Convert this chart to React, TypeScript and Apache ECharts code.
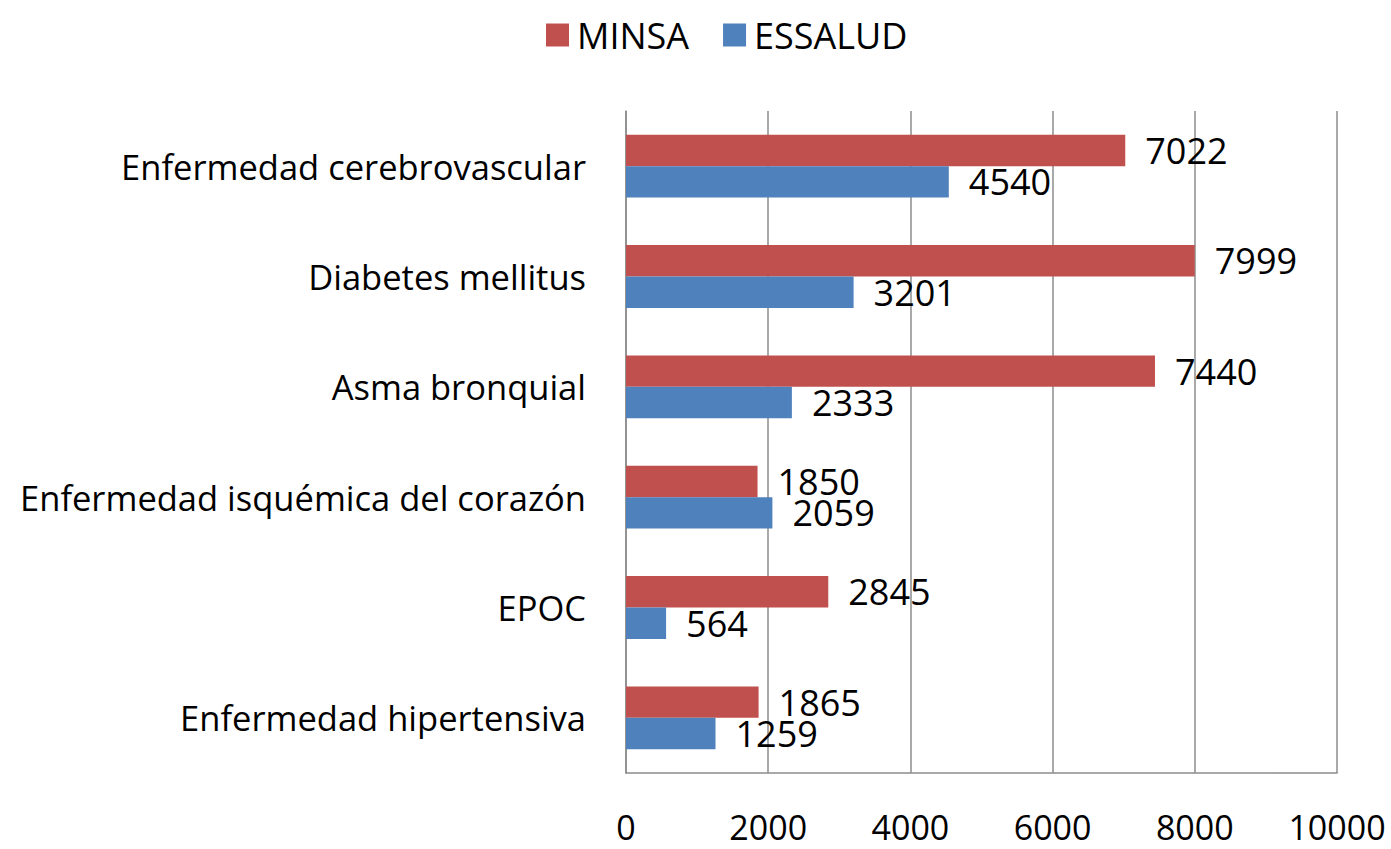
import React, { useEffect, useRef } from "react";
import * as echarts from "echarts";

const categories = [
  "Enfermedad hipertensiva",
  "EPOC",
  "Enfermedad isquémica del corazón",
  "Asma bronquial",
  "Diabetes mellitus",
  "Enfermedad cerebrovascular",
];
const minsa = [1865, 2845, 1850, 7440, 7999, 7022];
const essalud = [1259, 564, 2059, 2333, 3201, 4540];
const xTicks = [0, 2000, 4000, 6000, 8000, 10000];

const FONT = "Open Sans";

export default function App() {
  const ref = useRef<HTMLDivElement>(null);
  useEffect(() => {
    if (!ref.current) return;
    const chart = echarts.init(ref.current, null, { renderer: "svg" });
    chart.setOption({
      animation: false,
      textStyle: { fontFamily: FONT, color: "#000" },
      legend: {
        top: 12,
        left: 541,
        itemWidth: 23,
        itemHeight: 23,
        itemGap: 34,
        icon: "rect",
        textStyle: { fontSize: 36, color: "#000", fontFamily: FONT, padding: [0, 0, 0, 3] },
        data: ["MINSA", "ESSALUD"],
      },
      grid: { left: 626, right: 54, top: 111, bottom: 76, containLabel: false },
      xAxis: {
        type: "value",
        min: xTicks[0],
        max: xTicks[xTicks.length - 1],
        interval: 2000,
        axisLine: { show: true, lineStyle: { color: "#8c8c8c", width: 1.5 } },
        axisTick: { show: false },
        splitLine: { show: true, lineStyle: { color: "#8c8c8c", width: 1.5 } },
        axisLabel: {
          fontSize: 34,
          color: "#000",
          margin: 37,
          fontFamily: FONT,
          lineHeight: 34,
          formatter: (v: number) => String(v),
        },
      },
      yAxis: {
        type: "category",
        data: categories,
        axisLine: { show: true, lineStyle: { color: "#8c8c8c", width: 1.5 } },
        axisTick: { show: false },
        axisLabel: { fontSize: 34.5, color: "#000", margin: 40, fontFamily: FONT },
      },
      series: [
        {
          name: "MINSA",
          type: "bar",
          data: minsa,
          itemStyle: { color: "#C0504D" },
          barCategoryGap: "43%",
          barGap: "0%",
          label: { show: true, position: "right", distance: 20, fontSize: 36, color: "#000", fontFamily: FONT },
        },
        {
          name: "ESSALUD",
          type: "bar",
          data: essalud,
          itemStyle: { color: "#4F81BD" },
          barCategoryGap: "43%",
          barGap: "0%",
          label: { show: true, position: "right", distance: 20, fontSize: 36, color: "#000", fontFamily: FONT },
        },
      ],
    });
    return () => chart.dispose();
  }, []);
  return <div ref={ref} style={{ width: 1391, height: 849, position: "absolute", left: 0, top: 0 }} />;
}
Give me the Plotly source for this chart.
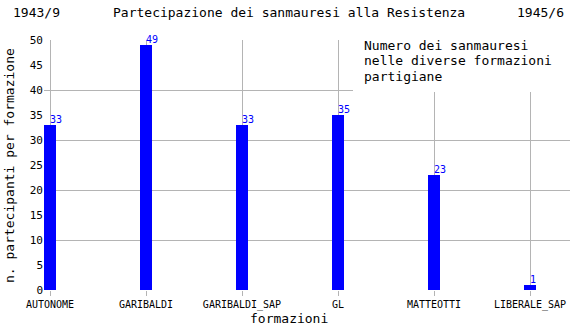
import plotly.graph_objects as go

categories = ["AUTONOME", "GARIBALDI", "GARIBALDI_SAP", "GL", "MATTEOTTI", "LIBERALE_SAP"]
values = [33, 49, 33, 35, 23, 1]
y_ticks = [0, 5, 10, 15, 20, 25, 30, 35, 40, 45, 50]
title_left = "1943/9"
title_mid = "Partecipazione dei sanmauresi alla Resistenza"
title_right = "1945/6"
legend_lines = ["Numero dei sanmauresi", "nelle diverse formazioni", "partigiane"]
y_title = "n. partecipanti per formazione"
x_title = "formazioni"

W, H = 570, 330
L, R, T, B = 44, 0, 40, 40
PW, PH = W - L - R, H - T - B
FONT = "DejaVu Sans Mono"
GRID = "#b4b4b4"
BLUE = "#0000ff"

def px(x):
    return (x - L) / PW

def py(y):
    return (H - B - y) / PH

xs = list(range(len(categories)))

fig = go.Figure()
fig.add_trace(go.Bar(x=xs, y=values, width=0.135, marker=dict(color=BLUE, line=dict(width=0)),
                     showlegend=False, hoverinfo="skip"))
fig.add_trace(go.Scatter(x=xs, y=values, mode="text", text=[str(v) for v in values],
                         textposition="top right", textfont=dict(family=FONT, size=10, color=BLUE),
                         showlegend=False, hoverinfo="skip", cliponaxis=False))
# invisible trace to activate grid axis
fig.add_trace(go.Scatter(x=[0], y=[0], yaxis="y2", mode="markers", marker=dict(opacity=0),
                         showlegend=False, hoverinfo="skip"))

fig.update_layout(
    width=W, height=H, margin=dict(l=L, r=R, t=T, b=B),
    paper_bgcolor="white", plot_bgcolor="white",
    font=dict(family=FONT, color="black"),
    xaxis=dict(range=[-0.0625, 5.4167], tickvals=xs, ticktext=categories,
               showgrid=True, gridcolor=GRID, gridwidth=1, zeroline=False,
               ticks="outside", ticklen=5, tickcolor=GRID, showline=False,
               tickfont=dict(family=FONT, size=10, color="black")),
    yaxis=dict(range=[0, 50], tickvals=y_ticks, showgrid=False, zeroline=False,
               showline=False, ticks="", tickfont=dict(family=FONT, size=11, color="black")),
    yaxis2=dict(range=[0, 50], overlaying="y", dtick=10, tick0=0, showgrid=True,
                gridcolor=GRID, gridwidth=1, showticklabels=False, zeroline=False,
                showline=False, ticks=""),
    bargap=0,
)

fig.add_shape(type="rect", xref="paper", yref="paper", x0=px(353), x1=1.0, y0=py(92), y1=py(30),
              fillcolor="white", line=dict(width=0), layer="above")

ann = [
    dict(text=title_left, x=px(11), y=py(13), xanchor="left"),
    dict(text=title_mid, x=px(111), y=py(13), xanchor="left"),
    dict(text=title_right, x=px(566), y=py(13), xanchor="right"),
    dict(text=x_title, x=px(289), y=py(318), xanchor="center"),
    dict(text=y_title, x=px(9), y=py(166), xanchor="center", textangle=-90),
]
for i, line in enumerate(legend_lines):
    ann.append(dict(text=line, x=px(362), y=py(45 + 15.8 * i), xanchor="left"))
for a in ann:
    fig.add_annotation(xref="paper", yref="paper", yanchor="middle", showarrow=False,
                       font=dict(family=FONT, size=13, color="black"), **a)

fig.write_html("out.html")
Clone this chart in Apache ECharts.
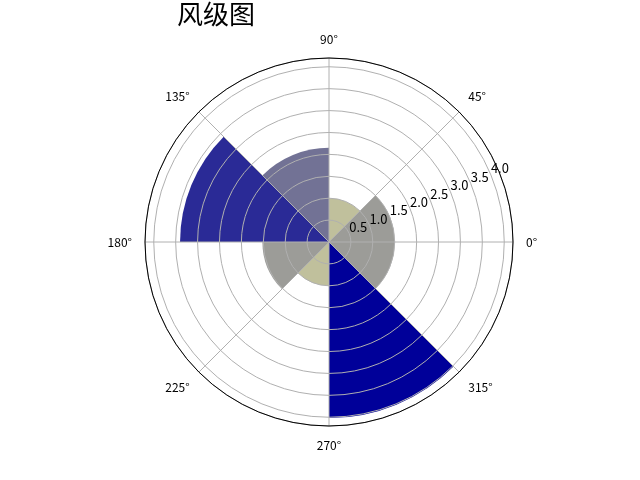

Your objective: Make an exact copy of only the lines from the one with "Give me the Plotly source for this chart." through the one with "xs = list(range(len(categories)))". Pictures don't belong in it.

Problem solution:
Give me the Plotly source for this chart.
import plotly.graph_objects as go

categories = ["AUTONOME", "GARIBALDI", "GARIBALDI_SAP", "GL", "MATTEOTTI", "LIBERALE_SAP"]
values = [33, 49, 33, 35, 23, 1]
y_ticks = [0, 5, 10, 15, 20, 25, 30, 35, 40, 45, 50]
title_left = "1943/9"
title_mid = "Partecipazione dei sanmauresi alla Resistenza"
title_right = "1945/6"
legend_lines = ["Numero dei sanmauresi", "nelle diverse formazioni", "partigiane"]
y_title = "n. partecipanti per formazione"
x_title = "formazioni"

W, H = 570, 330
L, R, T, B = 44, 0, 40, 40
PW, PH = W - L - R, H - T - B
FONT = "DejaVu Sans Mono"
GRID = "#b4b4b4"
BLUE = "#0000ff"

def px(x):
    return (x - L) / PW

def py(y):
    return (H - B - y) / PH

xs = list(range(len(categories)))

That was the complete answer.